Glass-forming ability is one of the most desired properties of organic compounds dedicated to optoelectronic applications. Therefore, finding general structure-property relationships and other rules governing vitrification and related near-glass-transition phenomena is a burning issue for numerous compound families, such as Schiff bases. Hence, we employ differential scanning calorimetry, broadband dielectric spectroscopy, X-ray diffraction and quantum density functional theory calculations to investigate near-glass-transition phenomena, as well as ambient- and high-pressure molecular dynamics for two structurally related Schiff bases belonging to the family of glycine imino esters. Firstly, the surprising great stability of the supercooled liquid phase is shown for these compounds, also under high-pressure conditions. Secondly, atypical self-organization via bifurcated hydrogen bonds into lasting centrosymmetric dimers is proven.

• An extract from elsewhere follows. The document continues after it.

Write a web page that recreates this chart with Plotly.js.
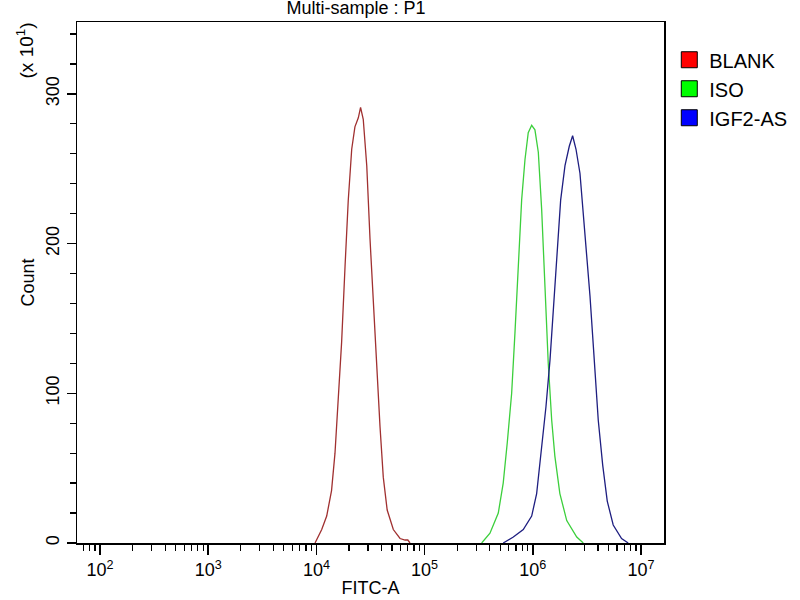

Finally, by comparing the obtained results with the previous report, some general rules that govern ambient- and high-pressure molecular dynamics and near-glass transition phenomena are derived for the family of glycine imino esters. Particularly, we derive a mathematical formula to predict and tune their glass transition temperature (Tg) and its pressure coefficient (dTg/dp). We also show that, surprisingly, despite the presence of intra- and intermolecular hydrogen bonds, van der Waals and dipole-dipole interactions are the main forces governing molecular dynamics and dielectric properties of glycine imino esters.